## Task requirements:
Determine how many lines of this material contain "document". Give only the number.

## Supplied data:

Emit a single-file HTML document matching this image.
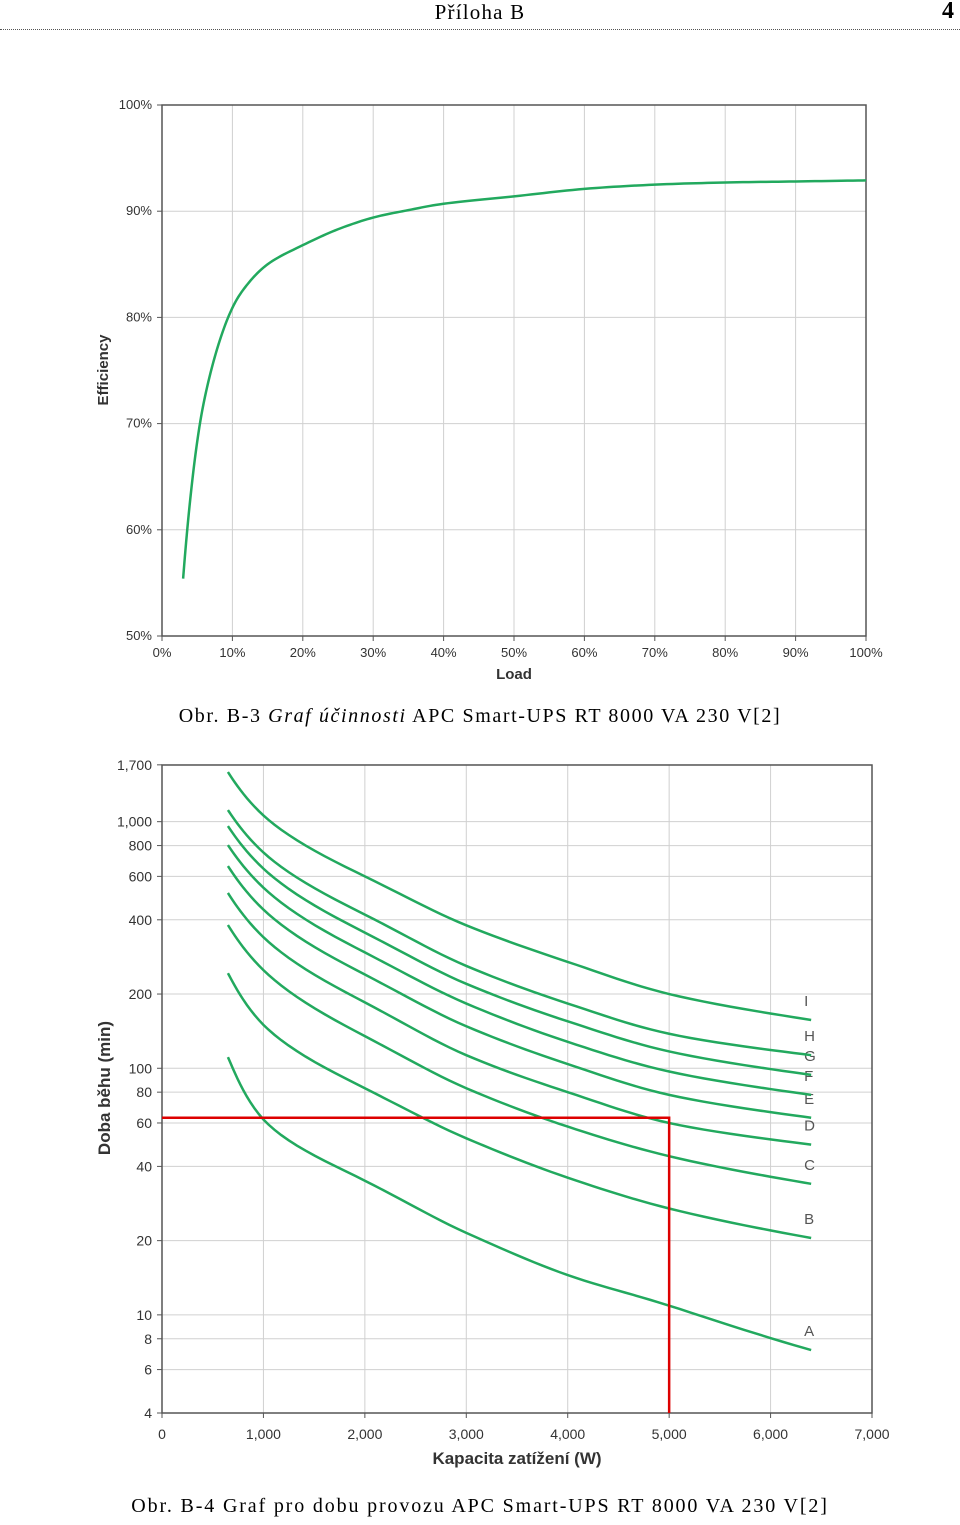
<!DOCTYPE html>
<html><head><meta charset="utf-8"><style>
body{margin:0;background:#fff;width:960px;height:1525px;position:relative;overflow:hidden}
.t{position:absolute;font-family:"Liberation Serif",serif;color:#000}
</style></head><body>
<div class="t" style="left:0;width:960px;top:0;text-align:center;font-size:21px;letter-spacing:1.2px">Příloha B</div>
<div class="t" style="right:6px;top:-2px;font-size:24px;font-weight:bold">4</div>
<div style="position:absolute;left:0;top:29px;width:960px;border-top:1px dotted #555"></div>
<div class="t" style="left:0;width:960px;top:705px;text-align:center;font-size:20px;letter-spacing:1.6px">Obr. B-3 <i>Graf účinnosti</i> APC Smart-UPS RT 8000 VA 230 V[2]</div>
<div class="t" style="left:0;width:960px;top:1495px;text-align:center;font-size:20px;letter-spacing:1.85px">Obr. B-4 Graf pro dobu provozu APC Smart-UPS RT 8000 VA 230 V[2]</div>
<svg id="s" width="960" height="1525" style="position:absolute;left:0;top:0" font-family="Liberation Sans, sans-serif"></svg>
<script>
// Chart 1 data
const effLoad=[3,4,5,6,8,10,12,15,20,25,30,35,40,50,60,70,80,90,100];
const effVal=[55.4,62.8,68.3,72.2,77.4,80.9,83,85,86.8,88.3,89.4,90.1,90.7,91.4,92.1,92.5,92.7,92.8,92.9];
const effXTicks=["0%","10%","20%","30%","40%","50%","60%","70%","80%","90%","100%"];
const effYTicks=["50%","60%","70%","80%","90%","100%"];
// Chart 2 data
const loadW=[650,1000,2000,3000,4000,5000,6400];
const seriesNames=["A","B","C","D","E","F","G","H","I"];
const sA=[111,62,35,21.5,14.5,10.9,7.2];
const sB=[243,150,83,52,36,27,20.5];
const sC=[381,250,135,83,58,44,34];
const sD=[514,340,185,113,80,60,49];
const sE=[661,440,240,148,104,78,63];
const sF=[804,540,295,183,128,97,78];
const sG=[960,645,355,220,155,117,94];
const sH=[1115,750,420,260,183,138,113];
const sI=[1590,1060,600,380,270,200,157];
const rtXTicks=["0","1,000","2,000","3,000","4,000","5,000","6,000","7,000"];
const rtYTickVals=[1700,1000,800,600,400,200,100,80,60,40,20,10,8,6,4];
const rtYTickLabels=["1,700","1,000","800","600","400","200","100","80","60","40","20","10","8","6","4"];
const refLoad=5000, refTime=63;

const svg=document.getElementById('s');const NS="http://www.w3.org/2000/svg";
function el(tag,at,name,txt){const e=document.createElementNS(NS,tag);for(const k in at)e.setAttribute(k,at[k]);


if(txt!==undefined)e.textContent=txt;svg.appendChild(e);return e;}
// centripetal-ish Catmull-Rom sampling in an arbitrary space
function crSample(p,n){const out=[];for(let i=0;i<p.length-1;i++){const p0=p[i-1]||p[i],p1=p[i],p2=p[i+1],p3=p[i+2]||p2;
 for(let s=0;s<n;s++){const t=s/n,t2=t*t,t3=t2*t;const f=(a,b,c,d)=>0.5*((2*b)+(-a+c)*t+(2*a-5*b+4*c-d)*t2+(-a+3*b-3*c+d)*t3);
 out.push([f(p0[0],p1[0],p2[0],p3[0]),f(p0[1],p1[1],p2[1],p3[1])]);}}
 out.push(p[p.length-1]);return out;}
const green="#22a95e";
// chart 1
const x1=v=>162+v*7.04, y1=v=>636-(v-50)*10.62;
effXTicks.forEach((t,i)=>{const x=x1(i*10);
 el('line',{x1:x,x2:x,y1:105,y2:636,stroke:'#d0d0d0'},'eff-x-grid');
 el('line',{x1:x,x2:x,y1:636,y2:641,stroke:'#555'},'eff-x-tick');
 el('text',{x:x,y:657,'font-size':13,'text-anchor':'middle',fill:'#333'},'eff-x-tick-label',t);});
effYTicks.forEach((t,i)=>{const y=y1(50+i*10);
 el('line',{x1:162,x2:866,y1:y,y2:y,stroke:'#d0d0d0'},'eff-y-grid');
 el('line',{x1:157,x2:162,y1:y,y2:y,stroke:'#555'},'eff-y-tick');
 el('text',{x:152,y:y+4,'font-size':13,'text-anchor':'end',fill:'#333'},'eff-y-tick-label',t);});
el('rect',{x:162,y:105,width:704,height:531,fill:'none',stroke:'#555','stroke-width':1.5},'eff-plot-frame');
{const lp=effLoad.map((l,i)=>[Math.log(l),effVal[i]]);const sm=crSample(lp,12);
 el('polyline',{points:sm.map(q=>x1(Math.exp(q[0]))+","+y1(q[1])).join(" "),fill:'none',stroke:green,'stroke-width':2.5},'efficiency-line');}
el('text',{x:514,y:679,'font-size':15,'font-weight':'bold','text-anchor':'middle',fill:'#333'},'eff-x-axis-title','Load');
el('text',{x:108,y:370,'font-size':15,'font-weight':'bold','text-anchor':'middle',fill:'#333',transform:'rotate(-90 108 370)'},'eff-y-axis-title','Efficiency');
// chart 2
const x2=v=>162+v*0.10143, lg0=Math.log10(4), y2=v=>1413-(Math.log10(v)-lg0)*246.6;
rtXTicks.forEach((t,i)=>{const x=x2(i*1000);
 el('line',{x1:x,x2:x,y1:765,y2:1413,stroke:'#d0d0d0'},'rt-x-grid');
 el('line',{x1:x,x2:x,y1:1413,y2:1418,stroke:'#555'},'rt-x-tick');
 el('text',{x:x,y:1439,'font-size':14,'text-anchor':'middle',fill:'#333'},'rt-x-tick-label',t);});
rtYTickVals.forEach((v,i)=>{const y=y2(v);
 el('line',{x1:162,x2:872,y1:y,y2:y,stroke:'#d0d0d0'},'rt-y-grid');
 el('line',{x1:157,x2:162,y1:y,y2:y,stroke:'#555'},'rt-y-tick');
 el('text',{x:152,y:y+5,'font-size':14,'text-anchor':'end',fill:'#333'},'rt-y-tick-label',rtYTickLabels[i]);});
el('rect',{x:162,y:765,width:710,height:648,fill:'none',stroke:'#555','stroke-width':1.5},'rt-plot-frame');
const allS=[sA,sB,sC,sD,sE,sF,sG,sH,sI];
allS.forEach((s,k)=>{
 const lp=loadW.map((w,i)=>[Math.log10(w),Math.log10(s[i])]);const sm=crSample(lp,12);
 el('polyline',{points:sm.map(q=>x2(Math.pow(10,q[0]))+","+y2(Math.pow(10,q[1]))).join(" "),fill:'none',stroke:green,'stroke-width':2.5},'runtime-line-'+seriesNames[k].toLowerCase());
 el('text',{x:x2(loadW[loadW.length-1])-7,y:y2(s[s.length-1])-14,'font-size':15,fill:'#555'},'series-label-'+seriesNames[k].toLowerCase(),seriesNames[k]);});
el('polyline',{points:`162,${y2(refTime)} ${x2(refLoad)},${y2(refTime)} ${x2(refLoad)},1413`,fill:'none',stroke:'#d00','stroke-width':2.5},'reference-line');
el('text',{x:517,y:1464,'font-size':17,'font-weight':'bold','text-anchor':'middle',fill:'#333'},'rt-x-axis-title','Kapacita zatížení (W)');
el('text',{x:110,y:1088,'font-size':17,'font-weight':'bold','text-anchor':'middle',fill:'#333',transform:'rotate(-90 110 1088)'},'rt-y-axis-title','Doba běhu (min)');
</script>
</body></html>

## Solution:
3